= Quispe Sisa =

Inca princess

Quispe Sisa (c. 1518 – 1559), also known as Inés Huaylas Yupanqui, was an Inca princess, daughter of the Sapa Inca Huayna Capac. She played a role in the Spanish conquest of the Inca Empire. The Palace of the Conquest in Trujillo, Spain features busts of her, her daughter Francisca Pizarro Yupanqui, Francisco Pizarro and her daughter's husband, Hernando Pizarro.

==Biography==
She was the daughter of the Sapa Inca Huayna Capac and one of his secondary wives – the curaca of Huaylas, Contarhuacho.
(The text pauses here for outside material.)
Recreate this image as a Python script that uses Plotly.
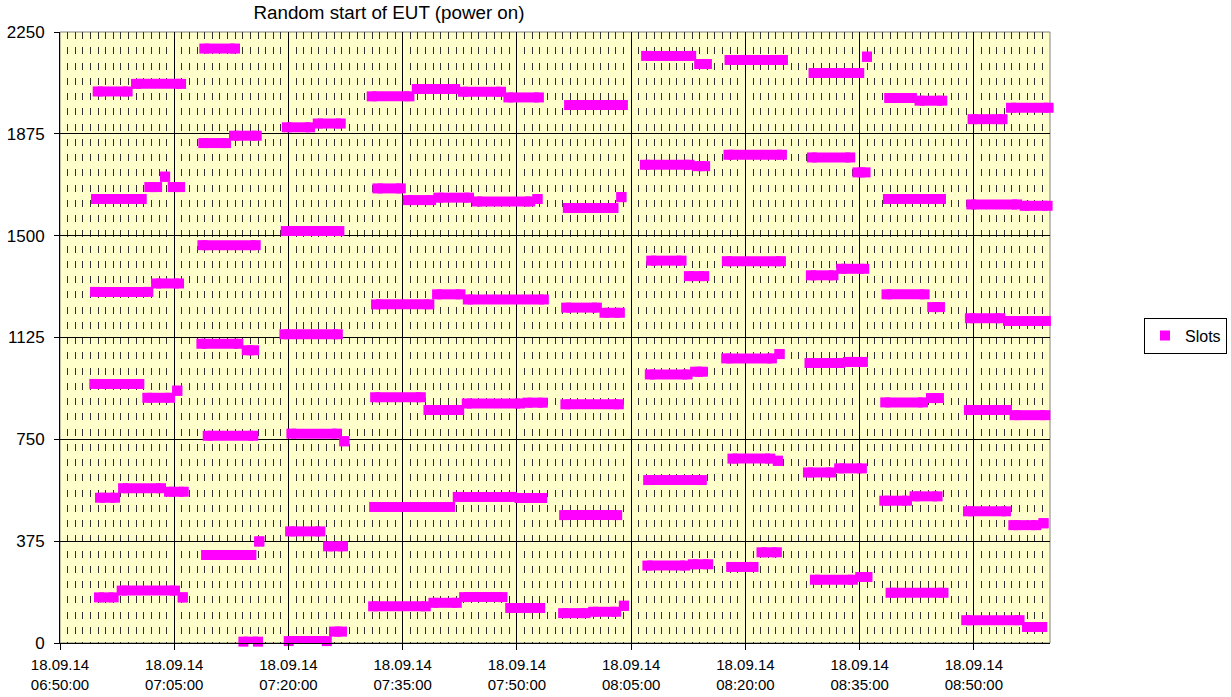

She was baptized as Inés Huaylas Yupanqui when she was married via common law at a young age to conquistador Francisco Pizarro, as conquerors did with the women of the royal families they conquered and subordinated. In 1534, she gave birth to Francisca Pizarro Yupanqui, and to Gonzalo Pizarro the following year; however, Gonzalo died young. She cohabited with Pizarro until 1537. Separated from Pizarro in 1538, she lost custody of her Pizarro children and Francisca Pizarro Yupanqui was exiled to Spain in 1551. Quispe Sisa then married Conquistador Francisco de Ampuero. Between 1538 and 1541, she gave birth to three more children – Martín Alonso de Ampuero, Josefa de Ampuero and Francisco de Ampuero.

===Siege of Lima===
During the siege of Lima, led by Manco Inca Yupanqui, Quispe Sisa sent several runners with messages to her mother in Huaylas, asking for help. On September 12, 1536, her mother, Contarhuacho, sent in an army to help Pizarro defend Lima.